The bailout conditions imposed on Greece in 2011 were not aimed at saving the Greek economy. Rather they were aimed at saving those banks (mainly German and French banks) that had operated irresponsibly in Greece in the pursuit of huge profits. When the then Prime Minister George Papandreou mentioned the possibility of a popular referendum for determining whether the Greek people were willing to accept the bailout conditions, the furious reaction of the troika to the idea that the Greek people should be allowed to make such a decision was enough to prevent the referendum from taking place.

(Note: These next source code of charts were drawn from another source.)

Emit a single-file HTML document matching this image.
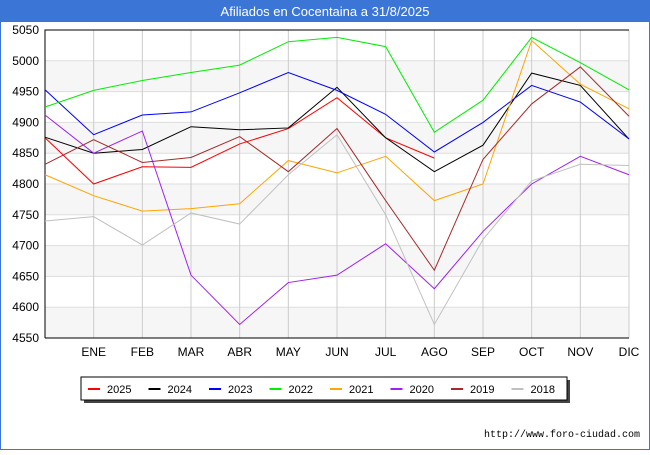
<!DOCTYPE html>
<html><head><meta charset="utf-8"><style>
body{margin:0;background:#fff;font-family:"Liberation Sans","DejaVu Sans",sans-serif}
</style></head><body>
<svg width="650" height="450" xmlns="http://www.w3.org/2000/svg">
<rect x="0" y="0" width="650" height="450" fill="#fff" stroke="#3b75d6" stroke-width="2"/>
<rect x="0" y="0" width="650" height="22" fill="#3b75d6"/>
<text x="325" y="16" text-anchor="middle" fill="#fff" font-size="13">Afiliados en Cocentaina a 31/8/2025</text>
<g id="bands"></g><g id="grid"></g><g id="axes"></g><g id="lines"></g>
<rect x="84" y="380" width="486" height="23" fill="#444"/>
<rect x="81" y="377" width="486" height="23" fill="#fff" stroke="#000"/>
<g id="legend"></g>
<text x="640" y="437" text-anchor="end" font-size="10" fill="#000" font-family="Liberation Mono, monospace">http://www.foro-ciudad.com</text>
</svg>
<script>
const months=["","ENE","FEB","MAR","ABR","MAY","JUN","JUL","AGO","SEP","OCT","NOV","DIC"];
const yTicks=[4550,4600,4650,4700,4750,4800,4850,4900,4950,5000,5050];
const years=["2025","2024","2023","2022","2021","2020","2019","2018"];
const colors=["#ff0000","#000000","#0000ff","#00ee00","#ffa500","#a020f0","#a52a2a","#c0c0c0"];
const s2025=[4875,4800,4828,4827,4865,4890,4940,4875,4842];
const s2024=[4876,4850,4856,4893,4888,4891,4957,4875,4820,4863,4980,4960,4873];
const s2023=[4953,4880,4912,4917,4948,4981,4952,4913,4852,4900,4960,4933,4873];
const s2022=[4925,4952,4968,4981,4993,5031,5038,5023,4884,4936,5038,4997,4953];
const s2021=[4815,4781,4756,4760,4768,4838,4818,4845,4773,4800,5033,4962,4922];
const s2020=[4912,4850,4886,4652,4572,4640,4652,4703,4630,4723,4800,4845,4815];
const s2019=[4832,4872,4835,4843,4877,4820,4890,4773,4660,4840,4930,4990,4910];
const s2018=[4740,4747,4701,4753,4735,4815,4880,4750,4572,4710,4805,4832,4830];
const series=[s2025,s2024,s2023,s2022,s2021,s2020,s2019,s2018];
const NS="http://www.w3.org/2000/svg";
const X0=45,X1=629,Y0=338,Y1=30,ymin=4550,ymax=5050;
const xs=i=>X0+i*(X1-X0)/12;
const ys=v=>Y0-(v-ymin)/(ymax-ymin)*(Y0-Y1);
function mk(t,a,p){const e=document.createElementNS(NS,t);for(const k in a)e.setAttribute(k,a[k]);p.appendChild(e);return e;}
const bands=document.getElementById('bands'),grid=document.getElementById('grid'),axes=document.getElementById('axes'),lines=document.getElementById('lines'),leg=document.getElementById('legend');
for(let i=0;i<yTicks.length-1;i++){if(i%2==0){const r=mk('rect',{x:X0,y:ys(yTicks[i+1]),width:X1-X0,height:ys(yTicks[i])-ys(yTicks[i+1]),fill:'#f6f6f6'},bands);

}}
yTicks.forEach(v=>{const l=mk('line',{x1:X0,x2:X1,y1:ys(v),y2:ys(v),stroke:'#ddd'},grid);


const t=mk('text',{x:X0-6,y:ys(v)+4,'text-anchor':'end','font-size':'12',fill:'#000'},axes);t.textContent=v;

});
months.forEach((m,i)=>{if(i>0){const l=mk('line',{x1:xs(i),x2:xs(i),y1:Y1,y2:Y0,stroke:'#ccc'},grid);

}
const t=mk('text',{x:xs(i),y:Y0+18,'text-anchor':'middle','font-size':'12',fill:'#000'},axes);t.textContent=m;

});
const ax=mk('path',{d:`M${X0},${Y0}V${Y1}H${X1}`,fill:'none',stroke:'#000'},axes);


const bx=mk('line',{x1:X0,x2:X1,y1:Y0,y2:Y0,stroke:'#000'},axes);


series.forEach((s,k)=>{const p=mk('polyline',{points:s.map((v,i)=>xs(i)+','+ys(v)).join(' '),fill:'none',stroke:colors[k],'stroke-width':1},lines);


const lx=88+k*60.5;
const ll=mk('line',{x1:lx,x2:lx+12,y1:389,y2:389,stroke:colors[k],'stroke-width':2},leg);


const lt=mk('text',{x:lx+19,y:393,'font-size':'11',fill:'#000'},leg);lt.textContent=years[k];

});
</script>
</body></html>
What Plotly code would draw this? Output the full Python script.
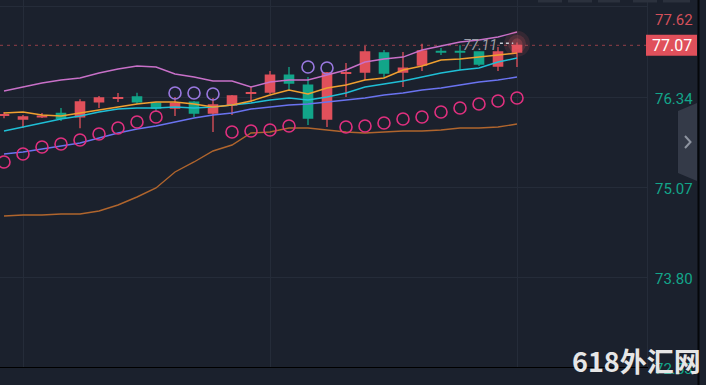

Papandreou did not have the strength and resolve to oppose the European Union senatorial class. Will Syriza leaders be able to fulfill the tribunal “spanner-in-the-works” mandate that the Greek people have given them? The current situation is complex. Greece is a vulnerable country, with its GDP being less than 2 percent of the GDP of the eurozone; its negotiating power is small. Moreover, the eurozone has been designed in such a way as to minimize any kind of plebeian interference with the economic policies decided by the senatorial class. If Greece is forced out of the eurozone, the senatorial class will have to take responsibility for the unpredictable impact that a Grexit will have on the global economy and the geopolitical situation. But if Greece remains a member of the eurozone and the austerity demanded by its creditors persists, the destruction is likely to continue, and the desperation and anger of the Greek people will not subside.

In the ancient world, “democracy” did not mean free elections; it meant “rule of the many,” as opposed to “rule of the few.” The contrast, as Aristotle pointed out, was between the few super-wealthy and the many who did not belong to the super-wealthy elite. A democracy was thought to be a regime where the political decisions were, in some real sense, in the hands of what we now call the 99%, and not in the hands of the 1%.

Many of those belonging to the 99% in Greece were able to put aside differences and disagreements, and unite behind Syriza in order to fight a common enemy. They moved from occupying the squares to attempting to occupy, by means of tribunes of the people, the institutions that serve the interests of the senatorial class. In contemporary electoral democracies the real political power is in the hands of the 1%. For all intents and purposes, these democracies are oligarchies.

What can the 99% do to change this? The message sent by the Greek people is a powerful one: European democracy needs tribunes of the people, willing to represent and protect the interests of all those who are not members of the senatorial class. The battle of the Greek people is a battle against those who have transformed the European Union into an oligarchy. It is therefore a battle for the 99% in both Greece and across all of Europe.